PROBLEM: Retype nothing except the lines below from the one with "Clone this chart" through the one with "Serif', 'Times New", exactly, with images left out.

PROVIDED RECORDS:
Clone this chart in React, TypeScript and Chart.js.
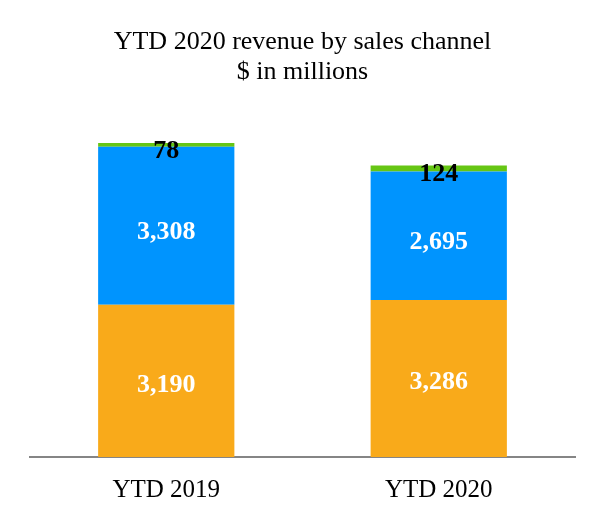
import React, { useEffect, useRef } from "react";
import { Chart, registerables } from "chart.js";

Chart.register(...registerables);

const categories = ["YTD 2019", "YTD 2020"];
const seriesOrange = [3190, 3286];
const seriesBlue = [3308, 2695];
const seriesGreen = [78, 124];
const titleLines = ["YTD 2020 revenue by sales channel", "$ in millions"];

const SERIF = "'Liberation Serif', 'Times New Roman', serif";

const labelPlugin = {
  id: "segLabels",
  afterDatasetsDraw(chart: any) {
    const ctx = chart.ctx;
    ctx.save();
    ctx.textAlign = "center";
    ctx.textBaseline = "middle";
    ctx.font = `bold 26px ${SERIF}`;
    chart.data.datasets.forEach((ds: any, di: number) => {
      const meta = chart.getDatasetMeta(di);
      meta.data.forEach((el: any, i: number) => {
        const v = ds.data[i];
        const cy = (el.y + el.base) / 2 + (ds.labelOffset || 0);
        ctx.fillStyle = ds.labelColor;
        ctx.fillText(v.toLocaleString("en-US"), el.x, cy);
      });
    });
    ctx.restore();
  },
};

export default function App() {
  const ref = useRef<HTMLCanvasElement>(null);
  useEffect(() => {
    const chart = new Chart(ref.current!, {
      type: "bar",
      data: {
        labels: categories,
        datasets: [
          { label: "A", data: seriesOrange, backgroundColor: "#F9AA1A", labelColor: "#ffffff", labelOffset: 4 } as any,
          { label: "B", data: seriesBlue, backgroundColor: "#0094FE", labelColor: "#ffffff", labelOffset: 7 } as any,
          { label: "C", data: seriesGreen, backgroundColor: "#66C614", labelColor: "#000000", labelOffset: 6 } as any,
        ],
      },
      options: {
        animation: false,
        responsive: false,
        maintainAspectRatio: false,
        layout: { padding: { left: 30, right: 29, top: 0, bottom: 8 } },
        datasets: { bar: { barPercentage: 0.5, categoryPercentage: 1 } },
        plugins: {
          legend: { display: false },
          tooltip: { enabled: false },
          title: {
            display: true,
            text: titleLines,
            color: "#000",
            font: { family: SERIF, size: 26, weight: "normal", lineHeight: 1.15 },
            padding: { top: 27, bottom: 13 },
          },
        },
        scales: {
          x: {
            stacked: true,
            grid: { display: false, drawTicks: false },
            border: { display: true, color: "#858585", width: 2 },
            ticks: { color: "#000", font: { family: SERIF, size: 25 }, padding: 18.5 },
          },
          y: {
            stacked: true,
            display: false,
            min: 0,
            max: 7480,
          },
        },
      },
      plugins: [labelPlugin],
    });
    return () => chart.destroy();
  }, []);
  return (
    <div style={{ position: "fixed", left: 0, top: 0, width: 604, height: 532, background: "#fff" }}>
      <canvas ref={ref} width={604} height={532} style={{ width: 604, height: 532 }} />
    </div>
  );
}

* * *

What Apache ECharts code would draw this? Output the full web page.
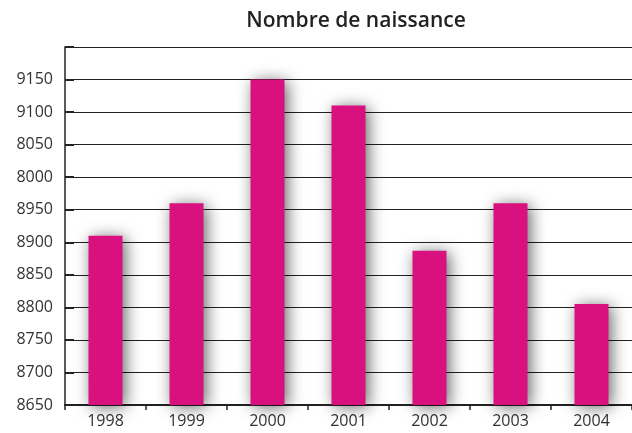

...

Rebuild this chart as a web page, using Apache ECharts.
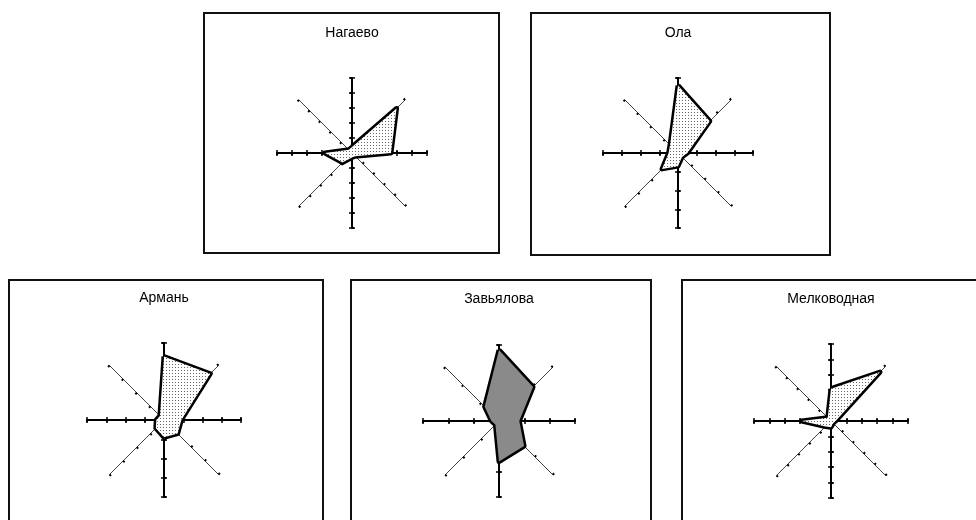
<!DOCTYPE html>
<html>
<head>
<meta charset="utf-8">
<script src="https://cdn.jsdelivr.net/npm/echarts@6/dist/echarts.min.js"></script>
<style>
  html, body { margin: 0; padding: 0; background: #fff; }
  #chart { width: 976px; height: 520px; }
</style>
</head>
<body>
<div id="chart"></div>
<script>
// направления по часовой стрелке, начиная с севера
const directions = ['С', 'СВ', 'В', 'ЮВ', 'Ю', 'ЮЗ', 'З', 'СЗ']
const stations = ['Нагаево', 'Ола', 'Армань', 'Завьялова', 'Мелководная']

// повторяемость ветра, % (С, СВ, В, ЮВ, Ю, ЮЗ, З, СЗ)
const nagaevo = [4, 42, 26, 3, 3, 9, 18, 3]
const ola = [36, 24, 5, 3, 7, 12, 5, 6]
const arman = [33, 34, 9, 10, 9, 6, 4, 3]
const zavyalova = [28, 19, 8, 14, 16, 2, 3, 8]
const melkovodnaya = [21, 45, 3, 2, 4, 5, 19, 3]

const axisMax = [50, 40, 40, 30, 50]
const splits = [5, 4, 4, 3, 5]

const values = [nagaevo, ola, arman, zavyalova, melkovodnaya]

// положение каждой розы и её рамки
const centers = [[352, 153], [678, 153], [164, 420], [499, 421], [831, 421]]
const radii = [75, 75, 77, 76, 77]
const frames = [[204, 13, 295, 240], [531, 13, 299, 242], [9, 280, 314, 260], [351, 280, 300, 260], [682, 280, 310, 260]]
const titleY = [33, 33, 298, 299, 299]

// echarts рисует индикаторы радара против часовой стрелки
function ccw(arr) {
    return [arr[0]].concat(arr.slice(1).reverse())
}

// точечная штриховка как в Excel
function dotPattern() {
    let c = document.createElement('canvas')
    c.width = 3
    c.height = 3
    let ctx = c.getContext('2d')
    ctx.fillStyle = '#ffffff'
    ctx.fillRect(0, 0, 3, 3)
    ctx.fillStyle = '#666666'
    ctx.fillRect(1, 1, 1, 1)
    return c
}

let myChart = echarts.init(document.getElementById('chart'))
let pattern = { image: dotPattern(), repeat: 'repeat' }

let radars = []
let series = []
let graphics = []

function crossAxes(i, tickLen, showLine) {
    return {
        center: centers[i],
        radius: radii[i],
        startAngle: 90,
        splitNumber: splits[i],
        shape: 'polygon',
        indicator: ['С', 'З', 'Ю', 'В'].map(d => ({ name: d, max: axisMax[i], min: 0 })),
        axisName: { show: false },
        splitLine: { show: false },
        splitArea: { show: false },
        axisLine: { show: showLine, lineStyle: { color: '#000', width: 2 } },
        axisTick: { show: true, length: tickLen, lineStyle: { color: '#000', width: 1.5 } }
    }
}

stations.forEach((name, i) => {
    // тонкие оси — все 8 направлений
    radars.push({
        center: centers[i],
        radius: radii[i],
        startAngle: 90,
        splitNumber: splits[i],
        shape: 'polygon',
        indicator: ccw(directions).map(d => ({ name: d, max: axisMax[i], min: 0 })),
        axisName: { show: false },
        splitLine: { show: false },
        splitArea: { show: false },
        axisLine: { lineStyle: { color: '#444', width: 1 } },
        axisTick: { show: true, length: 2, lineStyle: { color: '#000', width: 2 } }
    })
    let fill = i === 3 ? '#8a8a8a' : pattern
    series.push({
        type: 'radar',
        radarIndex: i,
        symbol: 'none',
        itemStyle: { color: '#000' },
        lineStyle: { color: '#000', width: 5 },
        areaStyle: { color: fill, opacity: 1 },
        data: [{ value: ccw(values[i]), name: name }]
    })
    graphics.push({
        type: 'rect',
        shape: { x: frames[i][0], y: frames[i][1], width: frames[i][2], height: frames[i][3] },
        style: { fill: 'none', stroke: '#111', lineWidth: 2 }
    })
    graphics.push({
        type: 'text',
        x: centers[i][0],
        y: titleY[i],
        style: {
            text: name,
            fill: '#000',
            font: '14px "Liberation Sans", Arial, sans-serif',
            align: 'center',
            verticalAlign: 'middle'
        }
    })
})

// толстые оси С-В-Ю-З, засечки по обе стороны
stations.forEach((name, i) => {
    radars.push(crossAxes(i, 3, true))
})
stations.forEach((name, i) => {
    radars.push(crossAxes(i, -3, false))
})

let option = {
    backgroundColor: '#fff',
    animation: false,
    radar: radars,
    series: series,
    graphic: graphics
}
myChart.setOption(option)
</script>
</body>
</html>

EXERCISE OUTPUT:
Clone this chart in React, TypeScript and Chart.js.
import React, { useEffect, useRef } from "react";
import { Chart, registerables } from "chart.js";

Chart.register(...registerables);

const categories = ["YTD 2019", "YTD 2020"];
const seriesOrange = [3190, 3286];
const seriesBlue = [3308, 2695];
const seriesGreen = [78, 124];
const titleLines = ["YTD 2020 revenue by sales channel", "$ in millions"];

const SERIF = "'Liberation Serif', 'Times New Roman', serif";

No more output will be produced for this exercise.